A Key Role for the Endothelium in NOD1 Mediated Vascular Inflammation: Comparison to TLR4 Responses

Understanding the mechanisms by which pathogens induce vascular inflammation and dysfunction may reveal novel therapeutic targets in sepsis and related conditions. The intracellular receptor NOD1 recognises peptidoglycan which features in the cell wall of Gram negative and some Gram positive bacteria. NOD1 engagement generates an inflammatory response via activation of NFκB and MAPK pathways. We have previously shown that stimulation of NOD1 directly activates blood vessels and causes experimental shock in vivo. In this study we have used an ex vivo vessel-organ culture model to characterise the relative contribution of the endothelium in the response of blood vessels to NOD1 agonists. In addition we present the novel finding that NOD1 directly activates human blood vessels. Using human cultured cells we confirm that endothelial cells respond more avidly to NOD1 agonists than vascular smooth muscle cells. Accordingly we have sought to pharmacologically differentiate NOD1 and TLR4 mediated signalling pathways in human endothelial cells, focussing on TAK1, NFκB and p38 MAPK. In addition we profile novel inhibitors of RIP2 and NOD1 itself, which specifically inhibit NOD1 ligand induced inflammatory signalling in the vasculature. This paper is the first to demonstrate activation of whole human artery by NOD1 stimulation and the relative importance of the endothelium in the sensing of NOD1 ligands by vessels. This data supports the potential utility of NOD1 and RIP2 as therapeutic targets in human disease where vascular inflammation is a clinical feature, such as in sepsis and septic shock.

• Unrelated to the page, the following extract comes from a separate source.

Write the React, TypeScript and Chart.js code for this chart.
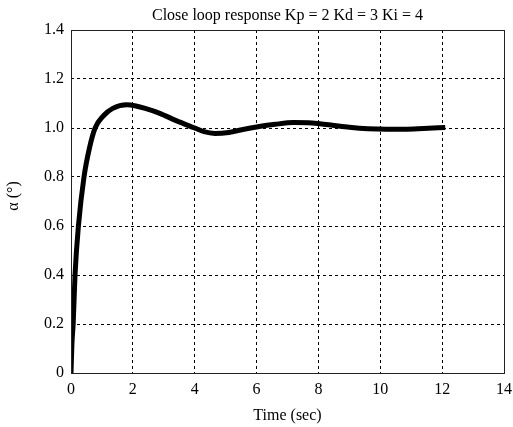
import React, { useEffect, useRef } from "react";
import { Chart, registerables } from "chart.js";

Chart.register(...registerables);

const titleText = "Close loop response Kp = 2 Kd = 3 Ki = 4";
const xTitle = "Time (sec)";
const yTitle = "α (°)";
const xTicks = [0, 2, 4, 6, 8, 10, 12, 14];
const yTicks = [0, 0.2, 0.4, 0.6, 0.8, 1.0, 1.2, 1.4];

const timeValues = [
  0, 0.03, 0.07, 0.13, 0.24, 0.42, 0.6, 0.78, 1.05, 1.35, 1.8, 2.1, 2.4, 2.87,
  3.4, 4.0, 4.3, 4.65, 5.1, 5.6, 6.0, 6.6, 7.2, 7.8, 8.4, 9.0, 9.6, 10.2, 10.8,
  11.4, 12.1,
];
const alphaValues = [
  0, 0.12, 0.2, 0.4, 0.6, 0.8, 0.92, 1.0, 1.05, 1.08, 1.095, 1.09, 1.08, 1.06,
  1.03, 1.0, 0.985, 0.978, 0.982, 0.995, 1.004, 1.015, 1.022, 1.02, 1.012,
  1.003, 0.997, 0.995, 0.995, 0.998, 1.002,
];

const FONT = "'Liberation Serif', 'Times New Roman', serif";

export default function App() {
  const ref = useRef<HTMLCanvasElement | null>(null);
  useEffect(() => {
    const canvas = ref.current;
    if (!canvas) return;
    const data = timeValues.map((t, i) => ({ x: t, y: alphaValues[i] }));
    const overlay = {
      id: "overlay",
      afterDraw(chart: any) {
        const { ctx, chartArea } = chart;
        ctx.save();
        ctx.strokeStyle = "#222";
        ctx.lineWidth = 1;
        ctx.setLineDash([]);
        ctx.strokeRect(
          Math.round(chartArea.left) + 0.5,
          Math.round(chartArea.top) + 0.5,
          Math.round(chartArea.right - chartArea.left),
          Math.round(chartArea.bottom - chartArea.top)
        );
        ctx.fillStyle = "#000";
        ctx.font = `16px ${FONT}`;
        ctx.textAlign = "center";
        ctx.textBaseline = "middle";
        const cx = (chartArea.left + chartArea.right) / 2;
        ctx.fillText(titleText, cx, 16);
        ctx.fillText(xTitle, cx, 416);
        ctx.translate(14, 196);
        ctx.rotate(-Math.PI / 2);
        ctx.fillText(yTitle, 0, 0);
        ctx.restore();
      },
    };
    const chart = new Chart(canvas, {
      type: "line",
      data: {
        datasets: [
          {
            data,
            borderColor: "#000",
            borderWidth: 5,
            pointRadius: 0,
            fill: false,
            cubicInterpolationMode: "monotone",
          },
        ],
      },
      options: {
        animation: false,
        responsive: false,
        layout: { padding: { top: 30, right: 9, left: 0, bottom: 0 } },
        plugins: {
          legend: { display: false },
          tooltip: { enabled: false },
          title: { display: false },
        },
        scales: {
          x: {
            type: "linear",
            min: 0,
            max: 14,
            afterFit: (s: any) => {
              s.height = 54;
              s.paddingRight = 0;
              s.paddingLeft = 0;
            },
            afterBuildTicks: (s: any) => {
              s.ticks = xTicks.map((v) => ({ value: v }));
            },
            ticks: {
              color: "#000",
              font: { family: FONT, size: 16 },
              padding: 7,
              maxRotation: 0,
              callback: (v: any) => String(v),
            },
            grid: {
              color: "#000",
              lineWidth: 1,
              drawTicks: false,
            },
            border: { display: false, dash: [3, 3] },
          },
          y: {
            type: "linear",
            min: 0,
            max: 1.4,
            afterFit: (s: any) => {
              s.width = 71;
              s.paddingTop = 0;
              s.paddingBottom = 0;
            },
            afterBuildTicks: (s: any) => {
              s.ticks = yTicks.map((v) => ({ value: v }));
            },
            ticks: {
              color: "#000",
              font: { family: FONT, size: 16 },
              padding: 7,
              callback: (v: any) => {
                const n = Number(v);
                return n === 0 ? "0" : n.toFixed(1);
              },
            },
            grid: {
              color: "#000",
              lineWidth: 1,
              drawTicks: false,
            },
            border: { display: false, dash: [3, 3] },
          },
        },
      },
      plugins: [overlay],
    } as any);
    return () => chart.destroy();
  }, []);
  return (
    <div style={{ position: "absolute", left: 0, top: 0, width: 513, height: 427, background: "#fff" }}>
      <canvas ref={ref} width={513} height={427} />
    </div>
  );
}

阐明病原体诱导血管炎症与功能障碍的机制，或可为脓毒症及相关疾病发掘全新治疗靶点。细胞内受体核苷酸结合寡聚化结构域蛋白1（NOD1）可识别存在于革兰氏阴性菌及部分革兰氏阳性菌细胞壁中的肽聚糖。NOD1激活可通过活化核因子κB（NFκB）与丝裂原活化蛋白激酶（MAPK）通路引发炎症反应。本团队此前研究证实，NOD1刺激可直接激活血管，并在活体中诱导实验性休克。本研究采用离体血管器官培养模型，解析血管内皮细胞在血管对NOD1激动剂应答过程中的相对作用。此外本研究还报道了一项全新发现：NOD1可直接激活人源血管。通过使用人源培养细胞，本团队证实内皮细胞相较于血管平滑肌细胞，对NOD1激动剂的应答更为强烈。据此，本研究旨在通过药理学手段区分人源内皮细胞中NOD1与Toll样受体4（TLR4）介导的信号通路，重点关注转化生长因子β激活激酶1（TAK1）、核因子κB（NFκB）以及p38丝裂原活化蛋白激酶（p38 MAPK）。此外本研究还筛选得到针对受体相互作用蛋白激酶2（RIP2）及NOD1本身的新型抑制剂，这类抑制剂可特异性抑制血管中NOD1配体诱导的炎症信号通路。本研究为首项证实NOD1刺激可激活完整人源动脉，并明确血管感知NOD1配体过程中内皮细胞相对重要性的研究。本研究数据支持将NOD1与RIP2作为治疗靶点的潜在应用价值，适用于以血管炎症为临床特征的人类疾病，例如脓毒症与脓毒性休克。